I returned and said hello to a big welsh guy at the bar named Rhys and asked if he minded me joining them outside. I sat with a group of about eight people from Wales, America, Thailand, Ireland, Australia and England. The first English guy I met was Andy. I asked where abouts in London he was from, and he replied “Enfield”. “FUCK OFF”, I responded, shocked that the first Brit I’ve met on this ‘lonely’ journey is from my own home town. MADNESS! SHENANIGANS, I declare. The settings of the scene all shook, and out stepped all of my loved ones (everyone), all part of an epic ruse after choosing to come and join me on this journey. Those last two sentences were untrue, but we’re all together anyway, and that coincidence was enough of a sign to assure me that I was still on the right path, which I found ever since leaving for America in the winter of 2009.

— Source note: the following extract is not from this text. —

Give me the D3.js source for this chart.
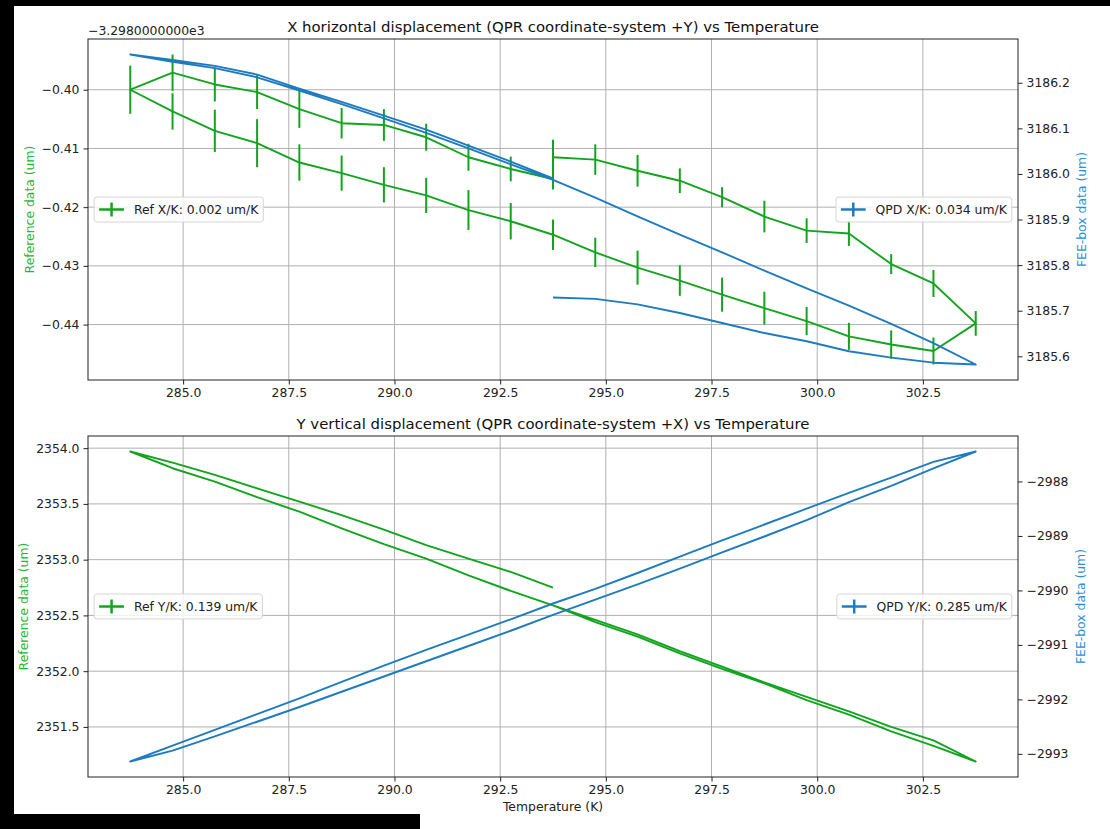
<!DOCTYPE html>
<html>
<head>
<meta charset="utf-8">
<script src="https://d3js.org/d3.v7.min.js"></script>
<style>
body { margin: 0; background: #fff; }
svg text { font-family: "DejaVu Sans", sans-serif; }
</style>
</head>
<body>
<svg id="chart" width="1110" height="829"></svg>
<script>
// Temperature run: cool 293.75 -> 283.75, heat to 303.75, cool back to 293.75
var temps = [293.75, 292.75, 291.75, 290.75, 289.75, 288.75, 287.75, 286.75, 285.75, 284.75, 283.75,
    284.75, 285.75, 286.75, 287.75, 288.75, 289.75, 290.75, 291.75, 292.75, 293.75,
    294.75, 295.75, 296.75, 297.75, 298.75, 299.75, 300.75, 301.75, 302.75, 303.75,
    302.75, 301.75, 300.75, 299.75, 298.75, 297.75, 296.75, 295.75, 294.75, 293.75];

// X: reference data (um) with errors, and QPD / FEE-box data (um)
var refX = [-3298.4152, -3298.4135, -3298.4115, -3298.4081, -3298.4060, -3298.4057, -3298.4033, -3298.4004, -3298.3991, -3298.3971, -3298.4000,
    -3298.4037, -3298.4070, -3298.4091, -3298.4124, -3298.4142, -3298.4162, -3298.4180, -3298.4205, -3298.4224, -3298.4247,
    -3298.4277, -3298.4303, -3298.4325, -3298.4349, -3298.4372, -3298.4394, -3298.4420, -3298.4434, -3298.4445, -3298.4398,
    -3298.4330, -3298.4297, -3298.4245, -3298.4240, -3298.4216, -3298.4183, -3298.4155, -3298.4138, -3298.4119, -3298.4115];
var refXErr = [0.0018, 0.0021, 0.0023, 0.0023, 0.0027, 0.0026, 0.0032, 0.0029, 0.0029, 0.0031, 0.0041,
    0.0031, 0.0036, 0.0041, 0.0031, 0.0030, 0.0030, 0.0030, 0.0034, 0.0031, 0.0026,
    0.0025, 0.0029, 0.0026, 0.0029, 0.0028, 0.0024, 0.0023, 0.0024, 0.0023, 0.0021,
    0.0023, 0.0017, 0.0021, 0.0021, 0.0027, 0.0017, 0.0021, 0.0027, 0.0026, 0.0030];
var qpdX = [3185.990, 3186.027, 3186.062, 3186.097, 3186.128, 3186.158, 3186.187, 3186.218, 3186.237, 3186.250, 3186.262,
    3186.246, 3186.232, 3186.212, 3186.183, 3186.153, 3186.122, 3186.090, 3186.056, 3186.021, 3185.987,
    3185.948, 3185.907, 3185.867, 3185.828, 3185.788, 3185.749, 3185.711, 3185.671, 3185.629, 3185.582,
    3185.586, 3185.597, 3185.611, 3185.633, 3185.651, 3185.673, 3185.695, 3185.714, 3185.726, 3185.729];

// Y: reference data (um) and QPD / FEE-box data (um)
var refY = [2352.75, 2352.89, 2353.01, 2353.13, 2353.27, 2353.40, 2353.52, 2353.64, 2353.76, 2353.87, 2353.97,
    2353.82, 2353.70, 2353.56, 2353.43, 2353.28, 2353.14, 2353.01, 2352.86, 2352.72, 2352.59,
    2352.44, 2352.31, 2352.16, 2352.02, 2351.89, 2351.74, 2351.61, 2351.46, 2351.33, 2351.19,
    2351.38, 2351.50, 2351.64, 2351.77, 2351.90, 2352.04, 2352.18, 2352.33, 2352.46, 2352.59];
var qpdY = [-2990.24, -2990.53, -2990.81, -2991.09, -2991.38, -2991.68, -2991.98, -2992.27, -2992.56, -2992.85, -2993.14,
    -2992.94, -2992.68, -2992.41, -2992.14, -2991.86, -2991.58, -2991.30, -2991.02, -2990.74, -2990.45,
    -2990.17, -2989.89, -2989.60, -2989.30, -2989.01, -2988.71, -2988.38, -2988.08, -2987.76, -2987.45,
    -2987.64, -2987.93, -2988.21, -2988.50, -2988.79, -2989.08, -2989.38, -2989.68, -2989.97, -2990.24];

// Ticks
var xTicks = [285.0, 287.5, 290.0, 292.5, 295.0, 297.5, 300.0, 302.5];
var refXTicks = [-3298.44, -3298.43, -3298.42, -3298.41, -3298.40];
var qpdXTicks = [3185.6, 3185.7, 3185.8, 3185.9, 3186.0, 3186.1, 3186.2];
var refYTicks = [2351.5, 2352.0, 2352.5, 2353.0, 2353.5, 2354.0];
var qpdYTicks = [-2993, -2992, -2991, -2990, -2989, -2988];

// Sizing
var width = 1110;
var height = 829;
var plotLeft = 88;
var plotRight = 1018;
var fontSize = 12.4;

var green = "#12a41e";
var greenLabel = "#27b636";
var blue = "#1f7bc0";
var blueLabel = "#2b90d6";

var svg = d3.select("#chart");
svg.append("rect").attr("width", width).attr("height", height).attr("fill", "#fff");

// black border of the screenshot
svg.append("rect").attr("x", 0).attr("y", 0).attr("width", width).attr("height", 6).attr("fill", "#000");
svg.append("rect").attr("x", 0).attr("y", 0).attr("width", 14).attr("height", height).attr("fill", "#000");
svg.append("rect").attr("x", 0).attr("y", 814).attr("width", 420).attr("height", 15).attr("fill", "#000");

// matplotlib style 5% margins
function pad(ext) {
    var d = (ext[1] - ext[0]) * 0.05;
    return [ext[0] - d, ext[1] + d];
}

var x = d3.scaleLinear().domain(pad(d3.extent(temps))).range([plotLeft, plotRight]);

function legend(g, xPos, yCenter, label, color, alignRight) {
    var lg = g.append("g");
    var txt = lg.append("text").attr("font-size", fontSize).attr("fill", "#222").text(label);
    var tw = txt.node().getComputedTextLength();
    var bp = 0.4 * fontSize, hl = 2 * fontSize, hp = 0.8 * fontSize;
    var w = bp + hl + hp + tw + bp;
    var h = 25;
    var x0 = alignRight ? xPos - w : xPos;
    lg.insert("rect", "text")
        .attr("x", x0).attr("y", yCenter - h / 2).attr("width", w).attr("height", h)
        .attr("rx", 3).attr("fill", "#fff").attr("fill-opacity", 0.8)
        .attr("stroke", "#d6d6d6").attr("stroke-width", 1);
    lg.append("line").attr("x1", x0 + bp).attr("x2", x0 + bp + hl)
        .attr("y1", yCenter).attr("y2", yCenter)
        .attr("stroke", color).attr("stroke-width", 2.5);
    lg.append("line").attr("x1", x0 + bp + hl / 2).attr("x2", x0 + bp + hl / 2)
        .attr("y1", yCenter - 7).attr("y2", yCenter + 7)
        .attr("stroke", color).attr("stroke-width", 2.5);
    txt.attr("x", x0 + bp + hl + hp).attr("y", yCenter + fontSize * 0.36);
}

function drawPanel(p) {
    var g = svg.append("g");
    var leftExt = p.leftErr
        ? [d3.min(p.left, (d, i) => d - p.leftErr[i]), d3.max(p.left, (d, i) => d + p.leftErr[i])]
        : d3.extent(p.left);
    var yL = d3.scaleLinear().domain(pad(leftExt)).range([p.bottom, p.top]);
    var yR = d3.scaleLinear().domain(pad(d3.extent(p.right))).range([p.bottom, p.top]);

    // grid
    g.append("g").selectAll("line").data(xTicks).join("line")
        .attr("x1", d => x(d)).attr("x2", d => x(d))
        .attr("y1", p.top).attr("y2", p.bottom)
        .attr("stroke", "#b0b0b0").attr("stroke-width", 1);
    g.append("g").selectAll("line").data(p.leftTicks).join("line")
        .attr("x1", plotLeft).attr("x2", plotRight)
        .attr("y1", d => yL(d)).attr("y2", d => yL(d))
        .attr("stroke", "#b0b0b0").attr("stroke-width", 1);

    // reference series
    var lineL = d3.line().x(d => x(d[0])).y(d => yL(d[1]));
    g.append("path").datum(temps.map((t, i) => [t, p.left[i]]))
        .attr("d", lineL).attr("fill", "none")
        .attr("stroke", green).attr("stroke-width", 1.9).attr("stroke-linejoin", "round");
    if (p.leftErr) {
        g.append("g").selectAll("line").data(temps).join("line")
            .attr("x1", d => x(d)).attr("x2", d => x(d))
            .attr("y1", (d, i) => yL(p.left[i] - p.leftErr[i]))
            .attr("y2", (d, i) => yL(p.left[i] + p.leftErr[i]))
            .attr("stroke", green).attr("stroke-width", 2);
    }
    legend(g, plotLeft + 6.2, (p.top + p.bottom) / 2, p.leftLegend, green, false);

    // FEE-box series (twin axis)
    var lineR = d3.line().x(d => x(d[0])).y(d => yR(d[1]));
    g.append("path").datum(temps.map((t, i) => [t, p.right[i]]))
        .attr("d", lineR).attr("fill", "none")
        .attr("stroke", blue).attr("stroke-width", 1.9).attr("stroke-linejoin", "round");
    legend(g, plotRight - 6.2, (p.top + p.bottom) / 2, p.rightLegend, blue, true);

    // axes
    var axB = g.append("g").attr("transform", `translate(0,${p.bottom})`)
        .call(d3.axisBottom(x).tickValues(xTicks).tickFormat(d3.format(".1f"))
            .tickSizeOuter(0).tickSize(4.5).tickPadding(4));
    var axL = g.append("g").attr("transform", `translate(${plotLeft},0)`)
        .call(d3.axisLeft(yL).tickValues(p.leftTicks).tickFormat(p.leftFmt)
            .tickSizeOuter(0).tickSize(4.5).tickPadding(4));
    var axR = g.append("g").attr("transform", `translate(${plotRight},0)`)
        .call(d3.axisRight(yR).tickValues(p.rightTicks).tickFormat(p.rightFmt)
            .tickSizeOuter(0).tickSize(4.5).tickPadding(4));
    [axB, axL, axR].forEach(a => {
        a.select(".domain").remove();
        a.selectAll("text").attr("font-size", fontSize).attr("fill", "#222")
            .attr("font-family", "DejaVu Sans, sans-serif");
        a.selectAll("line").attr("stroke", "#222");
    });

    g.append("rect").attr("x", plotLeft).attr("y", p.top)
        .attr("width", plotRight - plotLeft).attr("height", p.bottom - p.top)
        .attr("fill", "none").attr("stroke", "#222").attr("stroke-width", 1);

    // axis labels, placed next to the tick labels
    var lb = axL.node().getBBox();
    var lx = lb.x + plotLeft - 5 - 7;
    g.append("text").attr("transform", `translate(${lx},${(p.top + p.bottom) / 2}) rotate(-90)`)
        .attr("text-anchor", "middle").attr("dy", "0.35em")
        .attr("font-size", fontSize).attr("fill", greenLabel).text("Reference data (um)");
    var rb = axR.node().getBBox();
    var rx = plotRight + rb.x + rb.width + 5 + 7;
    g.append("text").attr("transform", `translate(${rx},${(p.top + p.bottom) / 2}) rotate(-90)`)
        .attr("text-anchor", "middle").attr("dy", "0.35em")
        .attr("font-size", fontSize).attr("fill", blueLabel).text("FEE-box data (um)");

    g.append("text").attr("x", (plotLeft + plotRight) / 2).attr("y", p.top - 7.5)
        .attr("text-anchor", "middle").attr("font-size", 14.9).attr("fill", "#111")
        .text(p.title);

    if (p.offsetText) {
        g.append("text").attr("x", plotLeft).attr("y", p.top - 4.5)
            .attr("font-size", fontSize).attr("fill", "#222").text(p.offsetText);
    }
    if (p.xLabel) {
        g.append("text").attr("x", (plotLeft + plotRight) / 2).attr("y", 811)
            .attr("text-anchor", "middle").attr("font-size", fontSize).attr("fill", "#222")
            .text(p.xLabel);
    }
}

drawPanel({
    top: 39, bottom: 380,
    title: "X horizontal displacement (QPR coordinate-system +Y) vs Temperature",
    left: refX, leftErr: refXErr, right: qpdX,
    leftTicks: refXTicks, rightTicks: qpdXTicks,
    leftFmt: d => d3.format(".2f")(d + 3298),
    rightFmt: d3.format(".1f"),
    offsetText: "\u22123.2980000000e3",
    leftLegend: "Ref X/K: 0.002 um/K",
    rightLegend: "QPD X/K: 0.034 um/K"
});

drawPanel({
    top: 436, bottom: 777,
    title: "Y vertical displacement (QPR coordinate-system +X) vs Temperature",
    left: refY, right: qpdY,
    leftTicks: refYTicks, rightTicks: qpdYTicks,
    leftFmt: d3.format(".1f"),
    rightFmt: d3.format("d"),
    leftLegend: "Ref Y/K: 0.139 um/K",
    rightLegend: "QPD Y/K: 0.285 um/K",
    xLabel: "Temperature (K)"
});
</script>
</body>
</html>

I went to bed after a few too many cigarettes and not enough weed, as everybody I had asked had some horror story or another to tell and hadn’t come across any. I took another shower which was warm this time, and entered my relatively empty eight bed dorm, where there was one American guy I’d briefly said hello to, and a black guy that had been sleeping the whole time, whom I hadn’t met yet. Tomorrow would be another start. I didn’t know where I was going.